OPEC's decision on Sunday to resist new supply cuts laid the ground not just for cheaper oil to help heal the economy, but for warmer relations with the world's biggest energy consumer.
Two days after U.S. President Barack Obama called Saudi King Abdullah, OPEC said it would stick to existing supply targets, even though fuel inventories have swollen and oil prices are much lower than it would like.
The Organization of the Petroleum Exporting Countries said the weakness of the world economy, which effectively receives a financial stimulus from cheaper oil, was a central motivation.

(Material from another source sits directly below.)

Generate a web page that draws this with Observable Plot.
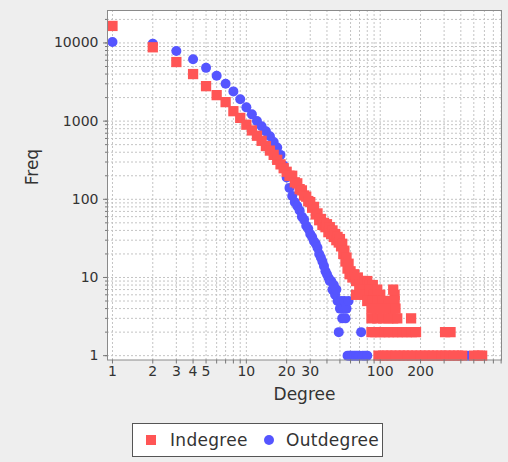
<!DOCTYPE html>
<html><head><meta charset="utf-8">
<script src="https://cdn.jsdelivr.net/npm/d3@7"></script>
<script src="https://cdn.jsdelivr.net/npm/@observablehq/plot@0.6"></script>
<style>
html,body{margin:0;padding:0;background:#eeeeee;width:508px;height:462px;overflow:hidden;font-family:"DejaVu Sans",sans-serif;}
#chart{position:absolute;left:0;top:0;}
#legend{position:absolute;left:132px;top:423px;width:249px;height:32px;border:1px solid #555;background:#fff;font-size:17px;color:#333;}
#legend .sw{position:absolute;top:11px;width:10px;height:10px;}
#legend .lab{position:absolute;top:5px;line-height:22px;letter-spacing:0.3px;}
</style>
</head><body>
<div id="chart"></div>
<div id="legend"></div>
<script>
// Indegree series (degree, frequency)
const inDegree = [1,2,3,4,5,6,7,8,9,10,11,12,13,14,15,16,17,18,19,20,21,22,23,24,25,26,27,28,29,30,31,32,33,34,35,36,37,38,
  39,40,41,42,43,44,45,46,47,48,49,50,51,52,53,54,55,56,57,58,59,60,62,64,66,68,70,72,74,76,78,80,84,88,
  66,70,72,78,84,90,95,100,125,128,
  80,88,96,105,115,128,
  86,92,100,110,120,130,
  86,95,105,115,125,134,170,
  86,92,100,108,116,125,135,146,158,172,185,305,335,
  97,105,113,121,130,140,150,161,173,186,200,215,231,248,266,286,307,330,355,382,409,503,540,577];
const inFreq = [16500,8800,5700,4000,2800,2150,1750,1340,1100,900,760,650,560,480,420,370,320,280,250,225,200,200,165,160,135,130,112,108,95,92,78,80,64,66,54,56,47,50,
  44,48,38,44,36,40,33,36,30,33,28,31,25,27,20,22,16,18,13,15,11,12,10,11,9,10,8,9,8,9,8,9,8,8,
  6,7,7,6,7,6,7,6,7,6,
  5,5,5,5,5,5,
  4,4,4,4,4,4,
  3,3,3,3,3,3,3,
  2,2,2,2,2,2,2,2,2,2,2,2,2,
  1,1,1,1,1,1,1,1,1,1,1,1,1,1,1,1,1,1,1,1,1,1,1,1];
// Outdegree series (degree, frequency)
const outDegree = [1,2,3,4,5,6,7,8,9,10,11,12,13,14,15,16,17,18,19,20,21,22,23,24,25,26,27,28,29,30,31,32,33,34,35,36,37,38,39,40,
  41,42,43,44,45,46,47,48,49,50,51,52,53,54,55,56,57,58,59,60,62,64,66,68,70,72,74,77,80,454];
const outFreq = [10300,9800,7900,6200,4800,3800,3000,2400,1900,1500,1220,1000,860,740,640,540,460,370,270,190,140,110,92,82,72,60,55,46,42,36,33,29,27,24,20,18,16,14,12,11,
  10,9,9,7,8,6,7,5,2,4,5,3,4,5,3,4,1,5,1,1,1,1,1,1,1,2,1,1,1,1];

const seriesNames = ["Indegree","Outdegree"];
const seriesColors = ["#ff5555","#5555ff"];
const xTickLabels = [1,2,3,4,5,10,20,30,100,200];
const yTickLabels = [1,10,100,1000,10000];

const inData = inDegree.map((d,i)=>({degree:d, freq:inFreq[i]}));
const outData = outDegree.map((d,i)=>({degree:d, freq:outFreq[i]}));

const xDomain=[0.918,805], yDomain=[0.88,26000];
const minor = (lo,hi)=>{const a=[];for(let p=1;p<=1e5;p*=10)for(let m=1;m<10;m++){const v=m*p;if(v>=lo&&v<=hi)a.push(v);}return a;};
const xGrid = minor(1,800), yGrid = minor(1,25000);

const plot = Plot.plot({
  width:508, height:412,
  marginLeft:107, marginRight:7, marginTop:10, marginBottom:52.5,
  style:{fontFamily:"DejaVu Sans, sans-serif", fontSize:"14px", background:"transparent", color:"#333"},
  x:{type:"log", domain:xDomain},
  y:{type:"log", domain:yDomain},
  marks:[
    Plot.frame({fill:"#ffffff", stroke:"none"}),
    Plot.ruleX(xGrid,{stroke:"#c4c4c4", strokeDasharray:"2,2", strokeWidth:1}),
    Plot.ruleY(yGrid,{stroke:"#c4c4c4", strokeDasharray:"2,2", strokeWidth:1}),
    Plot.dot(outData,{x:"degree", y:"freq", r:5, fill:seriesColors[1], stroke:"none"}),
    Plot.dot(inData,{x:"degree", y:"freq", symbol:"square", r:5.8, fill:seriesColors[0], stroke:"none"}),
    Plot.frame({stroke:"#8a8a8a"}),
    Plot.axisX({ticks:xGrid, tickFormat:()=>"", tickSize:4, label:null, stroke:"#777"}),
    Plot.text(xTickLabels,{x:d=>d, frameAnchor:"bottom", dy:16, fontSize:14, fill:"#333"}),
    Plot.axisY({ticks:yTickLabels, tickFormat:d=>String(d), tickSize:4, tickPadding:5, label:null, stroke:"#777"}),
    Plot.axisY({ticks:yGrid, tickFormat:()=>"", tickSize:2, label:null, stroke:"#777"}),
    Plot.text(["Degree"],{frameAnchor:"bottom", dy:40, fontSize:17, fill:"#333"}),
    Plot.text(["Freq"],{frameAnchor:"left", dx:-75, rotate:-90, fontSize:17, fill:"#333"})
  ]
});
document.getElementById("chart").appendChild(plot);

const lg = document.getElementById("legend");
const pos = [[13,37],[131,153]];
seriesNames.forEach((n,i)=>{
  const sw=document.createElement("div"); sw.className="sw";
  sw.style.left=pos[i][0]+"px"; sw.style.background=seriesColors[i];
  if(i===1) sw.style.borderRadius="50%";
  const t=document.createElement("div"); t.className="lab"; t.style.left=pos[i][1]+"px"; t.textContent=n;
  lg.appendChild(sw); lg.appendChild(t);
});
</script>
</body></html>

It also gave a tentative welcome to the new U.S. administration.
"I don't want to say that I voted for Obama, but we can see a different tone … that we didn't see in the past," OPEC Secretary General Abdullah al-Badri told reporters.
"We have seen a positive approach. They are ready for dialogue and we are ready for dialogue and ready for talk."
U.S. Energy Secretary Steven Chu said he was pleased with OPEC's latest output decision, although he restated the U.S. commitment to ending its dependence on foreign oil.
For OPEC, as for the rest of the world, the real issue was the economy, analysts said. Sheer self-interest dictated the group needed to avoid the kind of damage to growth that would only further limit energy consumption.
"At the moment, getting the world back on its feet is more important than lifting the oil price by a further $10 a barrel," said Lawrence Eagles of JP Morgan in New York.
"The world economy is crucial. Short-term gain would be to the long-term detriment of OPEC."
But analysts also said any gentle pressure from Obama, as opposed to from former president George W. Bush, might have been less disruptive to the producer group's debate, making consensus easier to achieve.
As well as U.S. ally Saudi Arabia, OPEC's members include established U.S. adversaries Venezuela and Iran, who went along quietly with Sunday's OPEC decision.
G20 MEETING
Sunday's talks against the backdrop of oil prices around $45 a barrel and shrinking demand as the weak world economy saps energy consumption stood in marked contrast to a meeting in Vienna almost exactly a year ago.
Before the meeting in March 2008, Washington had said even a modest output increase would help to calm oil markets, but OPEC instead kept supplies steady. In response, prices leapt to what was then a new record above $100 a barrel.
Rejecting the U.S. request, then OPEC President Chakib Khelil of Algeria shot back that the United States' mismanagement of the economy, not OPEC, was to blame for high oil prices.
Now the consequences of economic mismanagement are so much clearer, observers had predicted well before Sunday's meeting that OPEC would hesitate to deepen record output cuts, which have totalled 4.2 million barrels per day (bpd) since September last year.
Some said the Group of 20 summit of developed and emerging nations in April, to which Saudi Arabia is invited, was a major consideration and that could have been part of the telephone discussion between Obama and King Abdullah on Friday.
"They would not wish to appear to be undermining this meeting, which will focus on seeking resolutions to the global financial crisis," Sadad al-Husseini, a former top official at state oil giant Saudi Aramco, said last week.
OPEC's final communique on Sunday voiced the "hope that the decisions taken by the forthcoming meeting of G20 in April 2009 may contribute a substantial improvement to the world economy".
Its prime interest in the economy relates to its implications for oil demand, which is expected to drop by about one million bpd this year compared with last year.
OPEC has argued that for long-term economic health, oil prices need to be high enough to sustain investment in new production, but in the nearer term, it is resigned to allowing a weaker oil market.
"OPEC in general and Saudi in particular have been very vocal for some time on about the need to pay attention to the wider macro economic conditions," said David Kirsch, director of market intelligence services at PFC Energy in Washington.
"They would much prefer to have $50 or $60 or $75 oil, but they recognise that just isn't sustainable in the current economic environment and will have to live with prices in the band that they've been trading in for a some time to come, say the next two quarters."